* [REQUIREMENTS]: Retype only what runs from the first line of the records to the line with "196, 191, 172]", inclusive, and no pictures.

* [DATASET RECORDS]:
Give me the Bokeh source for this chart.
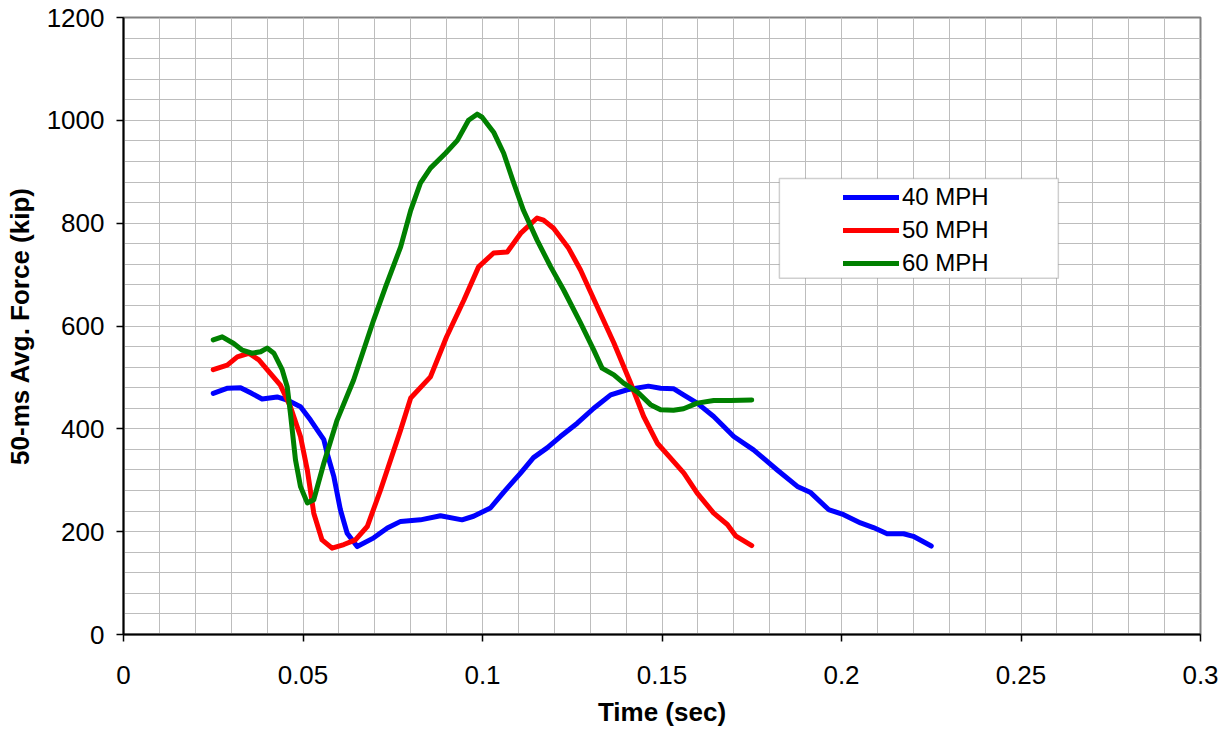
from bokeh.plotting import figure
from bokeh.models import FixedTicker, Legend, LegendItem, BoxAnnotation
from bokeh.embed import file_html
from bokeh.resources import INLINE

# ---- data ----
x40 = [0.025, 0.029, 0.0326, 0.0354, 0.0386, 0.0428, 0.0456, 0.0493, 0.0521, 0.0558, 0.0567, 0.0586,
       0.0604, 0.0623, 0.0651, 0.0697, 0.0735, 0.0772, 0.0827, 0.0883, 0.0943, 0.0975, 0.1022, 0.1058,
       0.1106, 0.1142, 0.118, 0.1217, 0.1264, 0.131, 0.1357, 0.1403, 0.1462, 0.1496, 0.1532, 0.156,
       0.1598, 0.1644, 0.17, 0.1755, 0.1821, 0.1877, 0.1914, 0.1964, 0.2006, 0.2053, 0.2089, 0.2127,
       0.2173, 0.22, 0.225]
y40 = [469, 479, 480, 470, 458, 462, 456, 443, 417, 379, 353, 307,
       243, 197, 171, 188, 207, 220, 223, 231, 223, 230, 246, 276,
       314, 344, 363, 385, 411, 440, 466, 476, 483, 479, 478, 466,
       450, 424, 385, 359, 320, 288, 276, 243, 233, 217, 208, 196,
       196, 191, 172]

x50 = [0.025, 0.0289, 0.0317, 0.0349, 0.0377, 0.0409, 0.0437, 0.0465, 0.0493, 0.0512, 0.053, 0.0553,
       0.0581, 0.0614, 0.0646, 0.0679, 0.0716, 0.0772, 0.080, 0.0855, 0.090, 0.0948, 0.0989, 0.1031,
       0.1069, 0.1106, 0.1152, 0.117, 0.1198, 0.124, 0.1273, 0.132, 0.1366, 0.1412, 0.1449, 0.1487,
       0.1524, 0.1561, 0.1598, 0.1644, 0.1682, 0.1705, 0.175]
y50 = [515, 524, 540, 547, 534, 508, 485, 443, 385, 320, 236, 184,
       168, 175, 184, 210, 281, 398, 460, 501, 579, 650, 715, 742,
       744, 780, 810, 806, 790, 751, 709, 637, 567, 490, 424, 372,
       343, 314, 275, 236, 214, 192, 173]

x60 = [0.025, 0.0275, 0.0307, 0.0331, 0.0358, 0.0382, 0.040, 0.0419, 0.0442, 0.0456, 0.0465, 0.0479,
       0.0493, 0.0512, 0.053, 0.0558, 0.0595, 0.0641, 0.0697, 0.073, 0.0772, 0.080, 0.0827, 0.0855,
       0.0897, 0.093, 0.0961, 0.0985, 0.0999, 0.1031, 0.1059, 0.1087, 0.1114, 0.1152, 0.119, 0.1226,
       0.1273, 0.131, 0.1333, 0.1366, 0.1393, 0.1431, 0.1468, 0.1496, 0.1532, 0.156, 0.1598, 0.1644,
       0.1691, 0.175]
y60 = [573, 579, 566, 553, 547, 550, 557, 547, 515, 482, 430, 340,
       288, 256, 262, 333, 417, 495, 612, 676, 754, 825, 878, 907,
       936, 961, 1000, 1012, 1006, 977, 936, 878, 825, 767, 715, 670,
       606, 553, 518, 505, 489, 472, 447, 437, 436, 439, 450, 455,
       455, 456]

series_names = ["40 MPH", "50 MPH", "60 MPH"]
series_colors = ["#0000ff", "#ff0000", "#008000"]

x_ticks = [0, 0.05, 0.1, 0.15, 0.2, 0.25, 0.3]
x_tick_labels = ["0", "0.05", "0.1", "0.15", "0.2", "0.25", "0.3"]
x_minor = [round(i * 0.01, 2) for i in range(31)]
y_ticks = [0, 200, 400, 600, 800, 1000, 1200]
y_minor = [i * 40 for i in range(31)]

FONT = "Liberation Sans"

p = figure(width=1223, height=729, x_range=(0, 0.3), y_range=(0, 1200),
           output_backend="svg", toolbar_location=None,
           min_border_left=123, min_border_right=23, min_border_top=17, min_border_bottom=94)
p.background_fill_color = "white"
p.border_fill_color = "white"
p.outline_line_color = "#808080"
p.outline_line_width = 2

p.xaxis.ticker = FixedTicker(ticks=x_ticks, minor_ticks=x_minor)
p.yaxis.ticker = FixedTicker(ticks=y_ticks, minor_ticks=y_minor)
p.xaxis.major_label_overrides = {t: l for t, l in zip(x_ticks, x_tick_labels)}

for ax in (p.xaxis, p.yaxis):
    ax.axis_line_color = "black"
    ax.axis_line_width = 2
    ax.major_tick_line_color = "black"
    ax.major_tick_line_width = 1.5
    ax.major_tick_in = 0
    ax.major_tick_out = 7
    ax.minor_tick_line_color = None
    ax.major_label_text_font = FONT
    ax.major_label_text_font_size = "26px"
    ax.major_label_text_color = "black"
    ax.axis_label_text_font = FONT
    ax.axis_label_text_font_size = "26px"
    ax.axis_label_text_font_style = "bold"
    ax.axis_label_text_color = "black"

p.xaxis.axis_label = "Time (sec)"
p.yaxis.axis_label = "50-ms Avg. Force (kip)"
p.xaxis.major_label_standoff = 24
p.yaxis.major_label_standoff = 12
p.xaxis.axis_label_standoff = 10
p.yaxis.axis_label_standoff = 9

for g in (p.xgrid, p.ygrid):
    g.grid_line_color = "#bdbdbd"
    g.grid_line_width = 1
    g.minor_grid_line_color = "#bdbdbd"
    g.minor_grid_line_width = 1

renderers = []
for xs, ys, c in zip([x40, x50, x60], [y40, y50, y60], series_colors):
    r = p.line(xs, ys, line_color=c, line_width=5, line_join="round", line_cap="round")
    renderers.append(r)

# legend box (white, gray border)
box = BoxAnnotation(left=0.1827, right=0.2604, bottom=693, top=887,
                    fill_color="white", fill_alpha=1, line_color="#606060", line_width=1.5)
p.add_layout(box)

legend = Legend(items=[LegendItem(label=n, renderers=[r]) for n, r in zip(series_names, renderers)],
                location=(720, 357), padding=0, spacing=5, glyph_width=56, glyph_height=24,
                label_height=24, label_standoff=3, label_text_font=FONT, label_text_font_size="24px",
                label_text_color="black",
                border_line_alpha=0, background_fill_alpha=0, margin=0)
p.add_layout(legend, "center")

open("out.html", "w").write(file_html(p, INLINE))
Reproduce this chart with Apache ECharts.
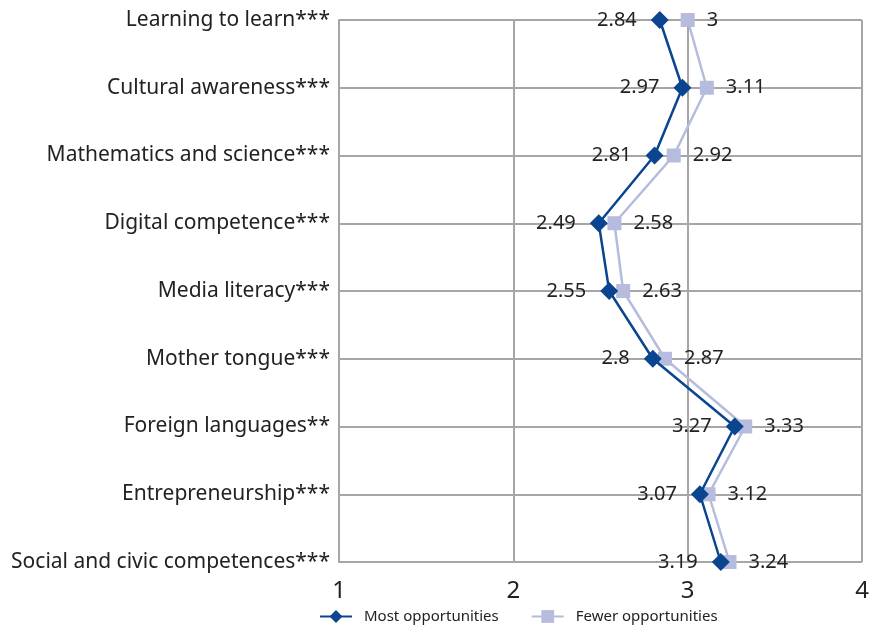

* [THE OUTPUT]:
Give me the Bokeh source for this chart.
from bokeh.plotting import figure
from bokeh.models import FixedTicker, Legend, LegendItem, BoxAnnotation
from bokeh.embed import file_html
from bokeh.resources import INLINE

# ---- data ----
x40 = [0.025, 0.029, 0.0326, 0.0354, 0.0386, 0.0428, 0.0456, 0.0493, 0.0521, 0.0558, 0.0567, 0.0586,
       0.0604, 0.0623, 0.0651, 0.0697, 0.0735, 0.0772, 0.0827, 0.0883, 0.0943, 0.0975, 0.1022, 0.1058,
       0.1106, 0.1142, 0.118, 0.1217, 0.1264, 0.131, 0.1357, 0.1403, 0.1462, 0.1496, 0.1532, 0.156,
       0.1598, 0.1644, 0.17, 0.1755, 0.1821, 0.1877, 0.1914, 0.1964, 0.2006, 0.2053, 0.2089, 0.2127,
       0.2173, 0.22, 0.225]
y40 = [469, 479, 480, 470, 458, 462, 456, 443, 417, 379, 353, 307,
       243, 197, 171, 188, 207, 220, 223, 231, 223, 230, 246, 276,
       314, 344, 363, 385, 411, 440, 466, 476, 483, 479, 478, 466,
       450, 424, 385, 359, 320, 288, 276, 243, 233, 217, 208, 196,
       196, 191, 172]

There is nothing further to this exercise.